President Donald Trump’s COVID-19 diagnosis put not only himself at risk, but also staff and event guests that he may have come in contact with in the days prior to his diagnosis. In response, U.S. Senator Cory Booker sent letters to administration officials seeking answers.
Letters were sent to Mark Meadows, White House Chief of Staff, and James Murray, Director of U.S. Secret Service. In these letters, two specific events were referenced, including President Trump’s fundraiser at the Trump National Golf Club in Bedminster, NJ, on October 1.
“In hosting this event, the President and his staff have risked the lives of an unknown number of my constituents in New Jersey, so many of whom have already made great sacrifices to grapple with the most complex public health and economic challenge in our lifetimes,” said Booker.
Mandates Ignored at NJ Fundraiser
Criticism was directed at the president for traveling to Bedminster after one of his senior aides, Hope Hicks, was diagnosed with coronavirus. President Trump’s own COVID-19 diagnosis was announced a day later, on October 2.
In his letter to Murray, Booker stated that the state’s public health safety regulations were not followed. This included regulations on business operations, crowd capacity limits, and mask-wearing mandates.
“The progress New Jersey has made in bringing infection rates down to the lowest in the country is a testament to the leadership of Governor Phil Murphy and the collective restraint and solidarity of New Jersey’s nearly nine million residents,” said Booker.
The Senator requested that the New Jersey Department of Health (NJDOH) be provided with contact information for all individuals who attended or otherwise had access to the event in Bedminster.
Booker said that while a list of registered attendees was provided to the NJDOH, it did not contain complete contact information, or include an accounting of all individuals who accessed the event.

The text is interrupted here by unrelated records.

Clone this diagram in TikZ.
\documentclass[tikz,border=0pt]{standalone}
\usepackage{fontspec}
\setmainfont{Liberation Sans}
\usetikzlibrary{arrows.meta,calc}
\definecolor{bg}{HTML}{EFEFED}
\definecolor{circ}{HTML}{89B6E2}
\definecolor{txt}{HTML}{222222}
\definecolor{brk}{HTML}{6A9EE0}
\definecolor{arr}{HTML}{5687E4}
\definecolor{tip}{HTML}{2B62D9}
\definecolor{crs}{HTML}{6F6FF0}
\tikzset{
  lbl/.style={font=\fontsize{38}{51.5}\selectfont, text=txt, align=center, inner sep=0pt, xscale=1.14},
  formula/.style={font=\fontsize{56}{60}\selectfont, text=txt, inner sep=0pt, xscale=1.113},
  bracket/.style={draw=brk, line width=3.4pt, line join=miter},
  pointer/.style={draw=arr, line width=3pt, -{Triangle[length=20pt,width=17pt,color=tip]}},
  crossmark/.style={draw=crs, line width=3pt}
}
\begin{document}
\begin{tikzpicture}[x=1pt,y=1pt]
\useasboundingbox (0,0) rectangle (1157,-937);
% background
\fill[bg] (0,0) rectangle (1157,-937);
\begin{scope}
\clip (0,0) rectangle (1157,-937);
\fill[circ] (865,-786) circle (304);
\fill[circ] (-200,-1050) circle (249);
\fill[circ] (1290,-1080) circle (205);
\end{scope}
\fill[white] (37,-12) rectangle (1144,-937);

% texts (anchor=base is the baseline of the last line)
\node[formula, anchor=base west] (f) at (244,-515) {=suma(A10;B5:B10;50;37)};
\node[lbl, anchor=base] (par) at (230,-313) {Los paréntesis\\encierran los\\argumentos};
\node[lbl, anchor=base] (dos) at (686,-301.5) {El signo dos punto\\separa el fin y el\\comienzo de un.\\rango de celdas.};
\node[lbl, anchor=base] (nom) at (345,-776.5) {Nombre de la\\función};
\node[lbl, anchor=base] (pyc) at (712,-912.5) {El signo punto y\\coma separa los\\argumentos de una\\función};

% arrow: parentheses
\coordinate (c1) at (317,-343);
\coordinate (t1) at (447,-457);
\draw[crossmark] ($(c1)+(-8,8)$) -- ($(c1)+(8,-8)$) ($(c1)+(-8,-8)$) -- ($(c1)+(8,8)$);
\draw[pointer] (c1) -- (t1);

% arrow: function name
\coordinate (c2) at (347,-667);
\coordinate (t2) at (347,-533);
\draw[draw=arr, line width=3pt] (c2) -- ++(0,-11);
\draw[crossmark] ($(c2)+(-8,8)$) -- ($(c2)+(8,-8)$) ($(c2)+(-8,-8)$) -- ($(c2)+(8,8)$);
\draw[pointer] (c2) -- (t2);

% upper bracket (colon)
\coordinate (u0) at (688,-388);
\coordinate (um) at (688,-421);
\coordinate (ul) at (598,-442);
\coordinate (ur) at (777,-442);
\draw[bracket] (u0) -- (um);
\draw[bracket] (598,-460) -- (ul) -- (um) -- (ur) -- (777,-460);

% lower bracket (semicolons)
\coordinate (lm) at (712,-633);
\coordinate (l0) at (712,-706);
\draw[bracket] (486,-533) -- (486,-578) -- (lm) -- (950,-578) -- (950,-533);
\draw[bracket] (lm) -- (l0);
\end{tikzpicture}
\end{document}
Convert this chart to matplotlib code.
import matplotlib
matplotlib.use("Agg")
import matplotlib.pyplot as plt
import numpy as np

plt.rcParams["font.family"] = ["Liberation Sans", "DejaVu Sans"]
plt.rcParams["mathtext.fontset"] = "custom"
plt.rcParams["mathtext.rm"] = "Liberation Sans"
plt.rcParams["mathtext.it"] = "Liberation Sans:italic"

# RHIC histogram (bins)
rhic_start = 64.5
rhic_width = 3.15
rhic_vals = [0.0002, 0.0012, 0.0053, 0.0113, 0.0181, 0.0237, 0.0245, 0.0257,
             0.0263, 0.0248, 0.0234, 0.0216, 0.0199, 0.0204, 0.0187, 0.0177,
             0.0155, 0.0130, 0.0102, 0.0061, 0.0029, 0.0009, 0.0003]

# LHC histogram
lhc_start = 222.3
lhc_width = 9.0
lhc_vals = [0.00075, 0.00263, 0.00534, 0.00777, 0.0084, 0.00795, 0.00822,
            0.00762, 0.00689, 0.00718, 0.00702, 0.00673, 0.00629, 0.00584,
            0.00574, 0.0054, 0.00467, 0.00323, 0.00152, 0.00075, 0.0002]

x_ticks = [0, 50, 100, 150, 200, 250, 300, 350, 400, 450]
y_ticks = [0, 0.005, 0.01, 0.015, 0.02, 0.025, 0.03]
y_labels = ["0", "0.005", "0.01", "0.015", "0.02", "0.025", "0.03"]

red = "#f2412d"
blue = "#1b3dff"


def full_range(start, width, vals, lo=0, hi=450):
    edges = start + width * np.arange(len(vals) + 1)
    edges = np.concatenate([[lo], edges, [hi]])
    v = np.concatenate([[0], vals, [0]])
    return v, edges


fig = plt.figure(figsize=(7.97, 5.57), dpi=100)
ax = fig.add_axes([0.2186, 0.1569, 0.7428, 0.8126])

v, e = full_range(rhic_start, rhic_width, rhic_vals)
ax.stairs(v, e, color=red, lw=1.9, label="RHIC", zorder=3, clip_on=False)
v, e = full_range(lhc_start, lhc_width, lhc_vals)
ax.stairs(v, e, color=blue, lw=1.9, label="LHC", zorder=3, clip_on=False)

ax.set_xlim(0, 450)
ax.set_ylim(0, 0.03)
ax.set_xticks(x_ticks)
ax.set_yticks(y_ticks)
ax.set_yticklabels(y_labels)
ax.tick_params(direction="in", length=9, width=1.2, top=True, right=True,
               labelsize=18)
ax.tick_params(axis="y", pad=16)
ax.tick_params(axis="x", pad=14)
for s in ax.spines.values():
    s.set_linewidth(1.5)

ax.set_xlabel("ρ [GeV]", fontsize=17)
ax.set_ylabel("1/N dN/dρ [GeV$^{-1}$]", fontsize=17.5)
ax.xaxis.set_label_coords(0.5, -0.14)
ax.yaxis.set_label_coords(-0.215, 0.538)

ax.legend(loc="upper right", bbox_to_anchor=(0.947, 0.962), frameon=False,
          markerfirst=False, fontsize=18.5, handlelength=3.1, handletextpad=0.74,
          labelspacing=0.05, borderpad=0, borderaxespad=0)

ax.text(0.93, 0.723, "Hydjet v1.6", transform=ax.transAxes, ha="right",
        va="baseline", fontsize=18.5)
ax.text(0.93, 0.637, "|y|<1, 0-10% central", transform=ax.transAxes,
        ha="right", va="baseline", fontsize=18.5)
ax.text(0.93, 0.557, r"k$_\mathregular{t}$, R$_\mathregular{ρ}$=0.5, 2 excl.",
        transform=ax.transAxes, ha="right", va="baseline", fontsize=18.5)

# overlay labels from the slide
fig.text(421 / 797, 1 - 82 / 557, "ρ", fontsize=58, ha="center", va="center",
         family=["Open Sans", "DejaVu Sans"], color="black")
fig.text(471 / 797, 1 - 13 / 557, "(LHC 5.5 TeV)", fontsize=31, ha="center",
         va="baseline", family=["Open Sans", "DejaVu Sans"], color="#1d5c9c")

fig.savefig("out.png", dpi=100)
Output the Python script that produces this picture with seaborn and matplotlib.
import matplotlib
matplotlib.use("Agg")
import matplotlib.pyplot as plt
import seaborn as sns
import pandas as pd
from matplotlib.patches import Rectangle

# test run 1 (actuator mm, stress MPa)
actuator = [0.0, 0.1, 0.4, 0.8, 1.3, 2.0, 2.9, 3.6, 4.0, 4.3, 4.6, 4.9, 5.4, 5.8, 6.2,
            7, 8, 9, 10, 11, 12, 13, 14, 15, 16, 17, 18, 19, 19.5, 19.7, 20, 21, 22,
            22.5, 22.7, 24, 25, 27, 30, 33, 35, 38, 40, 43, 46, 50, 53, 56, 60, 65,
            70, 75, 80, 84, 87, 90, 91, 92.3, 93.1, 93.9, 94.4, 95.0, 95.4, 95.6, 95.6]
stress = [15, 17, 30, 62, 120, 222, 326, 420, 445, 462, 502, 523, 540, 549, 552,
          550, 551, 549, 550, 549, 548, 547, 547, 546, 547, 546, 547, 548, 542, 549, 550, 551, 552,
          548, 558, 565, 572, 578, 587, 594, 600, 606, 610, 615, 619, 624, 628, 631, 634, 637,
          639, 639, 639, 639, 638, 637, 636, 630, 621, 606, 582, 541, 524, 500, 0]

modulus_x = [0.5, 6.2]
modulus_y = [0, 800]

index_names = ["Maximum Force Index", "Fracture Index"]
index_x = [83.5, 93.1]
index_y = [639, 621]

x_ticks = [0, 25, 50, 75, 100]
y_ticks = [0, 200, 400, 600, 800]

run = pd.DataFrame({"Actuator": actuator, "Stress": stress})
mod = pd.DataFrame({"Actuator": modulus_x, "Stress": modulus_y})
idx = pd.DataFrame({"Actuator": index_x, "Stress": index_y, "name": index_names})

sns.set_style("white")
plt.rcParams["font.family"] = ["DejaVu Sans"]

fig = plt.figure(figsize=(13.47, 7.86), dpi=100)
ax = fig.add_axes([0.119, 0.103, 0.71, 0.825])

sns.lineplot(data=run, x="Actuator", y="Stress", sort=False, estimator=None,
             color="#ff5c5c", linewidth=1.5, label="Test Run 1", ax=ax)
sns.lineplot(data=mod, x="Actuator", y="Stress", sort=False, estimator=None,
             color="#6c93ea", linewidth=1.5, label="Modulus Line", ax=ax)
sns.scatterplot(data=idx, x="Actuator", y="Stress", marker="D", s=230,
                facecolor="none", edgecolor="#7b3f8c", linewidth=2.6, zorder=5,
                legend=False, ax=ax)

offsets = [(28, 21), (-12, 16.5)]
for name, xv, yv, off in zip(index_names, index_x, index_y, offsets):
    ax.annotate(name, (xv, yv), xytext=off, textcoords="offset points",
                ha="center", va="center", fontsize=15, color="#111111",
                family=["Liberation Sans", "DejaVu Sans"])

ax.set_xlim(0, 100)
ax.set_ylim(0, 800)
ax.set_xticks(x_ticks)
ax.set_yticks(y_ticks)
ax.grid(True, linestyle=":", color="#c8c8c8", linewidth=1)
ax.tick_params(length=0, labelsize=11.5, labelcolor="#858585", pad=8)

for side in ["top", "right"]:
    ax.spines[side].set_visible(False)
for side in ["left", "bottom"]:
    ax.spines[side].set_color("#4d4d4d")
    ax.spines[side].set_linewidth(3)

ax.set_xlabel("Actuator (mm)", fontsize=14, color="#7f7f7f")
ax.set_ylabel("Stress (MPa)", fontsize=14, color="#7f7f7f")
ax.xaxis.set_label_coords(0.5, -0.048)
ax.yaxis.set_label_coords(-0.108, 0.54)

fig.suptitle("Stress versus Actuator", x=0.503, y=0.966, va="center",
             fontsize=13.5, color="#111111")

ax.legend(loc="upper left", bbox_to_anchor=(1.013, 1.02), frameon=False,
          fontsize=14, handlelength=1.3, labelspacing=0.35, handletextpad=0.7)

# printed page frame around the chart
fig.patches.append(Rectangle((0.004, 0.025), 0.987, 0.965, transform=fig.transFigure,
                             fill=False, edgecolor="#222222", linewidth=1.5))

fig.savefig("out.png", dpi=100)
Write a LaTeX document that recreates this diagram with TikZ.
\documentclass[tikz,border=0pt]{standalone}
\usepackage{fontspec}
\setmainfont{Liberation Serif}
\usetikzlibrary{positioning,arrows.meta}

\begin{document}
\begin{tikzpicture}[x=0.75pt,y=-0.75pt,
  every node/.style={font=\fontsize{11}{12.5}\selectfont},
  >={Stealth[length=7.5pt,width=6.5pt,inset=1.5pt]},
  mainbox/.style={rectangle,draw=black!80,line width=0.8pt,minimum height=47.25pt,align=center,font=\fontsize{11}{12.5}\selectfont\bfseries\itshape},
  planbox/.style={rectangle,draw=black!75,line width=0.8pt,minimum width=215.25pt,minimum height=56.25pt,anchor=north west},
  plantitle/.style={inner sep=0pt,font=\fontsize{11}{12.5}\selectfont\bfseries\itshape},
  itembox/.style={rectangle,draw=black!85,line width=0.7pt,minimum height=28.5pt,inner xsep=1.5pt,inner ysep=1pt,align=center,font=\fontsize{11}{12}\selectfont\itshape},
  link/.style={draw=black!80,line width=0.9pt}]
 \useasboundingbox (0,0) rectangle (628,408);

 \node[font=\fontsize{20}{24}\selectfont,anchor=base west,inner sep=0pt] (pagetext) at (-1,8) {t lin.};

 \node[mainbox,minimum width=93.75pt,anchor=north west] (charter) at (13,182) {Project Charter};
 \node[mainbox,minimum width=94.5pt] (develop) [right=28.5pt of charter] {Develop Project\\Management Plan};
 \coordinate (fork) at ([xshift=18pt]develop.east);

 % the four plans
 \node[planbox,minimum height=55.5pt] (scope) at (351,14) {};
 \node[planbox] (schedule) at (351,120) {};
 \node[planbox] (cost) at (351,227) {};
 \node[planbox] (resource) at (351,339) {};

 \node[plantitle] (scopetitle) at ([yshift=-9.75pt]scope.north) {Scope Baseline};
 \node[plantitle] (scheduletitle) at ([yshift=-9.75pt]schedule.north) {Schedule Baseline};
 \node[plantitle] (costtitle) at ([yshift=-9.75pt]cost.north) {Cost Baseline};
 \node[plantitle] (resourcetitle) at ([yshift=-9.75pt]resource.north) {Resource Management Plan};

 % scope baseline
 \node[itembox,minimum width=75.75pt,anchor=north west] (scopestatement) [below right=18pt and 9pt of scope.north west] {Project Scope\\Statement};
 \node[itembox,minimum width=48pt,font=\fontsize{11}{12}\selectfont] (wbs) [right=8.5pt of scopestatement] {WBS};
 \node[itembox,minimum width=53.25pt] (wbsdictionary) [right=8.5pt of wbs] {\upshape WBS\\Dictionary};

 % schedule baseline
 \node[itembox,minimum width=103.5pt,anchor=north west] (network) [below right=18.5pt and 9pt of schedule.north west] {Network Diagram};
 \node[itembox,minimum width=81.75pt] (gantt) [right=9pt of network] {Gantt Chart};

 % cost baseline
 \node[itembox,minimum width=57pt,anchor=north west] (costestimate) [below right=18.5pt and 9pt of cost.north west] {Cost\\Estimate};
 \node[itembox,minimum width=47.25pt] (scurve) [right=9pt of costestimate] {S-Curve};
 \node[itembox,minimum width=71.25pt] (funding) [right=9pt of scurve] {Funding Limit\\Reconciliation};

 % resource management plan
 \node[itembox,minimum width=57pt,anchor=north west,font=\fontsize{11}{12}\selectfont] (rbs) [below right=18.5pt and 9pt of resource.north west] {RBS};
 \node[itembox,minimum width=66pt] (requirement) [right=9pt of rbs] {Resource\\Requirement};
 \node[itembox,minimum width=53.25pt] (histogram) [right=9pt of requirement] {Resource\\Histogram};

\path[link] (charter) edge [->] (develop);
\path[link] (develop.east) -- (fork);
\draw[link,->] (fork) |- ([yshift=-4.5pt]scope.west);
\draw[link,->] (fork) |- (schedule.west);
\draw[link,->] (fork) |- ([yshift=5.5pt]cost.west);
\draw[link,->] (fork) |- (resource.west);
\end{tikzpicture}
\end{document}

White House Protocols Questioned
Booker’s letter to Meadows expressed concerns for White House employees who may not have the same access to health care as the President and his senior aides. Exposure to COVID-19 may not only impact staff, but also their families and others they come in contact with.
“These workers, like many Americans, may have pre-existing conditions that place them at heightened risk of contracting COVID-19, or they may be caring for loved ones who are at greater risk of suffering serious illness or death should they contract the disease,” said Booker. “While the President and senior staff have openly flaunted CDC guidelines designed to halt the spread of the virus and the disease, support staff should not be forced to risk exposure to the virus that causes COVID-19 in the course of carrying out their essential duties.”
In his letter, Booker asked about White House protocols for informing staff when another staffer, official, or visitor tests positive for COVID-19. He also asked about contact tracing and mask-wearing requirements.
Rose Garden Event
Booker specifically referenced the ceremony held in the Rose Garden on September 26 to announce the nomination of Judge Amy Coney Barrett to the Supreme Court. A number of individuals in attendance at the event subsequently were diagnoses with COVID-19.
“Has the White House offered to provide COVID-19 tests to all those who worked during the Rose Garden ceremony on September 26, 2020, including Secret Service and catering staff?,” Booker asked.
He also asked if the White House would agree to follow guidance from the District of Columbia regarding COVID-19, as there is growing concern about an increase in cases throughout the District due to this outbreak.